▶ _Given instruction_
Determine how many lines of the material hold the string "this" and reply with only that number.

▶ _Available data_
start
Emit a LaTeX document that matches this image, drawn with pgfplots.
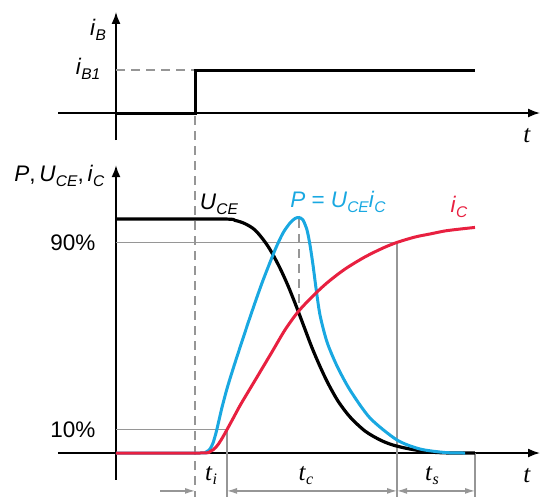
\documentclass[border=0pt]{standalone}
\usepackage{pgfplots}
\pgfplotsset{compat=1.18}
\usepackage{fontspec}
\setmainfont{Liberation Sans}
\newfontfamily\serif{Liberation Serif}
\usetikzlibrary{arrows.meta}

\definecolor{pblue}{RGB}{25,168,225}
\definecolor{icred}{RGB}{232,32,64}
\definecolor{guide}{RGB}{150,150,150}

% variable with subscript, sans italic
\newcommand{\var}[2]{\textit{#1}\raisebox{-0.4ex}{\fontsize{15.5}{15.5}\selectfont\textit{#2}}}
% time symbol, serif italic
\newcommand{\tsym}[1]{{\serif\fontsize{25}{25}\selectfont\textit{t}\raisebox{-0.35ex}{\fontsize{16}{16}\selectfont\textit{#1}}}}

\begin{document}
\begin{tikzpicture}
\path[use as bounding box] (0,0) rectangle (544pt,-501pt);
\fontsize{22.5}{25}\selectfont

% switching instant, common to both panels
\draw[guide, line width=1.3pt, dash pattern=on 9pt off 6pt] (195pt,-116pt) -- (195pt,-497pt);

%----------------------------------------------------------- base current
\begin{axis}[
  x=100pt, y=43pt, anchor=origin, at={(116pt,-113pt)},
  xmin=-0.58, xmax=4.24, ymin=-0.63, ymax=2.35,
  axis lines=middle, ticks=none, clip=false,
  axis line style={line width=1.6pt, -{Latex[length=12pt,width=9pt]}},
]
\draw[guide, line width=1.3pt, dash pattern=on 9pt off 6pt] (axis cs:0,1) -- (axis cs:0.79,1);
\addplot[black, line width=3pt, line join=miter] coordinates {
  (0,0) (0.79,0) (0.79,1) (3.59,1)};
\node[anchor=center] at (axis cs:-0.18,1.93) {\var{i}{B}};
\node[anchor=east] at (axis cs:-0.08,1.02) {\var{i}{B1}};
\node at (axis cs:4.11,-0.56) {\tsym{}};
\end{axis}

%----------------------------------------------------------- switch-on transient
\begin{axis}[
  x=100pt, y=2.34pt, anchor=origin, at={(116pt,-453pt)},
  xmin=-0.58, xmax=4.24, ymin=-11.5, ymax=123,
  axis lines=middle, ticks=none, clip=false,
  axis line style={line width=1.6pt, -{Latex[length=12pt,width=9pt]}},
]
% 10 % / 90 % reference lines and interval boundaries
\draw[guide, line width=1.2pt] (axis cs:0,90) -- (axis cs:2.81,90) -- (axis cs:2.81,-18.8);
\draw[guide, line width=1.2pt] (axis cs:0,10) -- (axis cs:1.11,10) -- (axis cs:1.11,-18.8);
\draw[guide, line width=1.2pt] (axis cs:3.59,0) -- (axis cs:3.59,-18.8);
\draw[guide, line width=1.2pt, dash pattern=on 9pt off 6pt] (axis cs:1.83,100) -- (axis cs:1.83,60);

% interval arrows
\begin{scope}[guide, line width=1.2pt]
\draw[-{Latex[length=10pt,width=6pt]}] (axis cs:0.44,-16.2) -- (axis cs:0.79,-16.2);
\draw[{Latex[length=10pt,width=6pt]}-{Latex[length=10pt,width=6pt]}] (axis cs:1.11,-16.2) -- (axis cs:2.81,-16.2);
\draw[{Latex[length=10pt,width=6pt]}-{Latex[length=10pt,width=6pt]}] (axis cs:2.81,-16.2) -- (axis cs:3.59,-16.2);
\end{scope}

% collector-emitter voltage
\addplot[black, line width=3.2pt, smooth, tension=0.5] coordinates {
  (0,100) (1.06,100) (1.19,99.4) (1.29,98.0) (1.39,95.3) (1.49,90.2)
  (1.56,85.5) (1.64,79.0) (1.72,71.5) (1.80,63.0) (1.88,54.0)
  (1.96,45.0) (2.04,37.0) (2.12,29.8) (2.22,22.2) (2.34,15.4)
  (2.49,9.4) (2.64,5.6) (2.77,3.4) (2.94,1.7) (3.14,0.43) (3.34,0) (3.59,0)};

% power loss
\addplot[pblue, line width=3pt, smooth, tension=0.45] coordinates {
  (0,0) (0.84,0) (0.90,0.43) (0.94,1.71) (0.97,4.27) (1.00,8.6)
  (1.03,14.0) (1.06,19.5) (1.11,27.5) (1.16,34.5) (1.22,42.5) (1.34,58.0)
  (1.46,72.65) (1.59,86.75) (1.67,94.02) (1.74,98.29) (1.79,100.21)
  (1.83,100.64) (1.87,99.57) (1.91,95.30) (1.94,88.89) (1.97,80.34)
  (2.00,70.51) (2.04,58.97) (2.11,47.44) (2.21,37.18) (2.34,26.92)
  (2.54,14.96) (2.81,5.56) (3.04,1.71) (3.29,0.21) (3.49,0)};

% collector current
\addplot[icred, line width=3pt, smooth, tension=0.5] coordinates {
  (0,0) (0.84,0) (0.94,0.6) (1.00,2.5) (1.05,5.5) (1.11,10)
  (1.18,15.5) (1.25,21.0) (1.39,31.0) (1.56,43.2) (1.69,52.6) (1.82,60.3)
  (1.96,66.7) (2.11,72.7) (2.29,78.6) (2.49,83.8) (2.67,87.6)
  (2.81,90) (2.99,92.3) (3.14,93.6) (3.29,94.9) (3.44,95.7) (3.59,96.4)};

% labels
\node[anchor=east] at (axis cs:-0.13,90) {90\%};
\node[anchor=east] at (axis cs:-0.13,10) {10\%};
\node[anchor=east] at (axis cs:-0.04,118.4) {\textit{P},\,\var{U}{CE},\,\var{i}{C}};
\node at (axis cs:1.03,106.4) {\var{U}{CE}};
\node[text=pblue] at (axis cs:2.22,107.3) {\textit{P} = \var{U}{CE}\var{i}{C}};
\node[text=icred] at (axis cs:3.43,105.1) {\var{i}{C}};
\node at (axis cs:0.95,-9.8) {\tsym{i}};
\node at (axis cs:1.90,-9.8) {\tsym{c}};
\node at (axis cs:3.16,-9.8) {\tsym{s}};
\node at (axis cs:4.11,-10.3) {\tsym{}};
\end{axis}
\end{tikzpicture}
\end{document}
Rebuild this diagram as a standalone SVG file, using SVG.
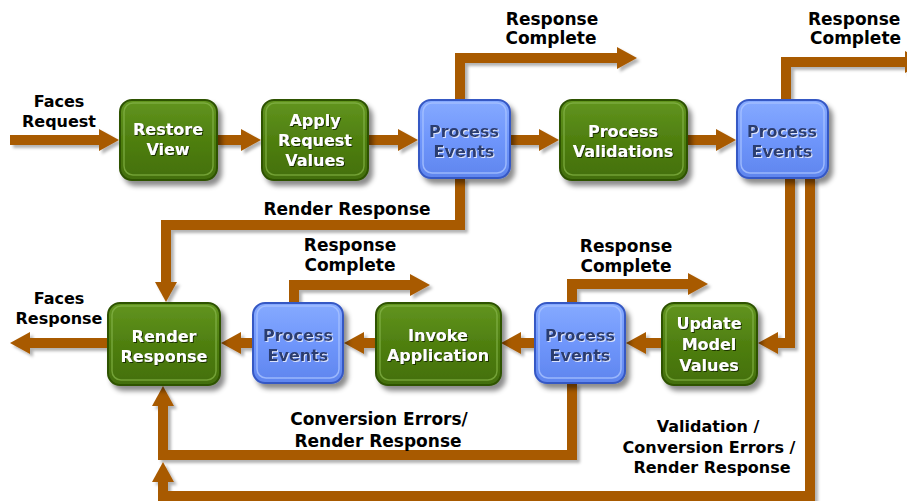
<svg xmlns="http://www.w3.org/2000/svg" width="907" height="501" viewBox="0 0 907 501">
<style>
.lbl{font-family:"DejaVu Sans","Liberation Sans",sans-serif;font-weight:bold;font-size:17px;fill:#000;text-anchor:middle}
.lbl2{font-family:"DejaVu Sans","Liberation Sans",sans-serif;font-weight:bold;font-size:16px;fill:#000;text-anchor:middle}
.nt{font-family:"DejaVu Sans","Liberation Sans",sans-serif;font-weight:bold;font-size:16px;text-anchor:middle}
.g rect.b{fill:url(#gg);stroke:#2e5206;stroke-width:2}
.g rect.h{fill:none;stroke:#86b54a;stroke-width:1.5;stroke-opacity:0.7}
.g text{fill:#fff;filter:url(#ts)}
.p rect.b{fill:url(#bg);stroke:#3658c4;stroke-width:2}
.p rect.h{fill:none;stroke:#a9c3ff;stroke-width:1.5;stroke-opacity:0.8}
.p text{fill:#2c3c70;filter:url(#tl)}
.node{filter:url(#ns)}
.c path{fill:none;stroke:#a85a00;stroke-width:10;stroke-linejoin:miter;marker-end:url(#ah)}
</style>
<defs>
<linearGradient id="gg" x1="0" y1="0" x2="0" y2="1">
<stop offset="0" stop-color="#62951f"/>
<stop offset="0.5" stop-color="#4f7f10"/>
<stop offset="1" stop-color="#436f08"/>
</linearGradient>
<linearGradient id="bg" x1="0" y1="0" x2="0" y2="1">
<stop offset="0" stop-color="#86aaff"/>
<stop offset="0.5" stop-color="#6f96fb"/>
<stop offset="1" stop-color="#5f85ee"/>
</linearGradient>
<filter id="ns" x="-20%" y="-20%" width="150%" height="150%">
<feDropShadow dx="4" dy="5" stdDeviation="2.5" flood-color="#000" flood-opacity="0.45"/>
</filter>
<filter id="cs" x="-5%" y="-5%" width="110%" height="110%">
<feDropShadow dx="3" dy="3" stdDeviation="1.5" flood-color="#000" flood-opacity="0.3"/>
</filter>
<filter id="ts" x="-10%" y="-20%" width="120%" height="150%">
<feDropShadow dx="1" dy="1" stdDeviation="0.4" flood-color="#1c3300" flood-opacity="1"/>
</filter>
<filter id="tl" x="-10%" y="-20%" width="120%" height="150%">
<feDropShadow dx="1" dy="1" stdDeviation="0.4" flood-color="#e6ecff" flood-opacity="0.9"/>
</filter>
<marker id="ah" viewBox="0 0 20 22" markerWidth="20" markerHeight="22" refX="1" refY="11" orient="auto" markerUnits="userSpaceOnUse">
<path d="M0,0 L20,11 L0,22 Z" fill="#a85a00"/>
</marker>
</defs>
<rect width="907" height="501" fill="#fff"/>

<g id="connectors" class="c" filter="url(#cs)">
<path d="M10,140 H100"/>
<path d="M217,140 H242"/>
<path d="M368,140 H399"/>
<path d="M510,140 H540"/>
<path d="M687,140 H717"/>
<path d="M460,100 V58 H618"/>
<path d="M786,100 V62 H906"/>
<path d="M460,178 V225 H166 V283"/>
<path d="M790,178 V343 H777"/>
<path d="M810,178 V496 H163 V481"/>
<path d="M662,343 H645"/>
<path d="M535,343 H520"/>
<path d="M376,343 H363"/>
<path d="M253,343 H240"/>
<path d="M108,343 H29"/>
<path d="M572,303 V284 H689"/>
<path d="M294,303 V285 H411"/>
<path d="M572,383 V455 H163 V405"/>
</g>

<g id="labels">
<text class="lbl2" x="59" y="107">Faces</text>
<text class="lbl2" x="59" y="127">Request</text>
<text class="lbl" x="552" y="25">Response</text>
<text class="lbl" x="551" y="44">Complete</text>
<text class="lbl" x="808" y="25" style="text-anchor:start">Response</text>
<text class="lbl" x="810" y="44" style="text-anchor:start">Complete</text>
<text class="lbl" x="347" y="215">Render Response</text>
<text class="lbl" x="350" y="251">Response</text>
<text class="lbl" x="350" y="271">Complete</text>
<text class="lbl" x="626" y="252">Response</text>
<text class="lbl" x="626" y="272">Complete</text>
<text class="lbl2" x="59" y="304">Faces</text>
<text class="lbl2" x="59" y="324">Response</text>
<text class="lbl" x="379" y="425">Conversion Errors/</text>
<text class="lbl" x="378" y="447">Render Response</text>
<text class="lbl2" x="708" y="432">Validation /</text>
<text class="lbl2" x="709" y="453">Conversion Errors /</text>
<text class="lbl2" x="712" y="473">Render Response</text>
</g>

<g id="restore-view" class="node g">
<rect class="b" x="120" y="100" width="97" height="80" rx="12"/>
<rect class="h" x="124" y="103" width="89" height="72" rx="9"/>
<text class="nt" x="168" y="135">Restore</text>
<text class="nt" x="168" y="155">View</text>
</g>
<g id="apply-request-values" class="node g">
<rect class="b" x="262" y="100" width="106" height="80" rx="12"/>
<rect class="h" x="266" y="103" width="98" height="72" rx="9"/>
<text class="nt" x="315" y="126">Apply</text>
<text class="nt" x="315" y="146">Request</text>
<text class="nt" x="315" y="166">Values</text>
</g>
<g id="process-events-1" class="node p">
<rect class="b" x="419" y="100" width="91" height="78" rx="12"/>
<rect class="h" x="423" y="103" width="83" height="70" rx="9"/>
<text class="nt" x="464" y="137">Process</text>
<text class="nt" x="464" y="157">Events</text>
</g>
<g id="process-validations" class="node g">
<rect class="b" x="560" y="100" width="127" height="80" rx="12"/>
<rect class="h" x="564" y="103" width="119" height="72" rx="9"/>
<text class="nt" x="623" y="137">Process</text>
<text class="nt" x="623" y="157">Validations</text>
</g>
<g id="process-events-2" class="node p">
<rect class="b" x="737" y="100" width="91" height="78" rx="12"/>
<rect class="h" x="741" y="103" width="83" height="70" rx="9"/>
<text class="nt" x="782" y="137">Process</text>
<text class="nt" x="782" y="157">Events</text>
</g>

<g id="render-response" class="node g">
<rect class="b" x="108" y="303" width="112" height="82" rx="12"/>
<rect class="h" x="112" y="306" width="104" height="74" rx="9"/>
<text class="nt" x="164" y="342">Render</text>
<text class="nt" x="164" y="362">Response</text>
</g>
<g id="process-events-3" class="node p">
<rect class="b" x="253" y="303" width="90" height="80" rx="12"/>
<rect class="h" x="257" y="306" width="82" height="72" rx="9"/>
<text class="nt" x="298" y="341">Process</text>
<text class="nt" x="298" y="361">Events</text>
</g>
<g id="invoke-application" class="node g">
<rect class="b" x="376" y="303" width="125" height="82" rx="12"/>
<rect class="h" x="380" y="306" width="117" height="74" rx="9"/>
<text class="nt" x="438" y="341">Invoke</text>
<text class="nt" x="438" y="361">Application</text>
</g>
<g id="process-events-4" class="node p">
<rect class="b" x="535" y="303" width="90" height="80" rx="12"/>
<rect class="h" x="539" y="306" width="82" height="72" rx="9"/>
<text class="nt" x="580" y="341">Process</text>
<text class="nt" x="580" y="361">Events</text>
</g>
<g id="update-model-values" class="node g">
<rect class="b" x="662" y="303" width="95" height="82" rx="12"/>
<rect class="h" x="666" y="306" width="87" height="74" rx="9"/>
<text class="nt" x="709" y="329">Update</text>
<text class="nt" x="709" y="350">Model</text>
<text class="nt" x="709" y="371">Values</text>
</g>
</svg>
end
▶ _Result_
2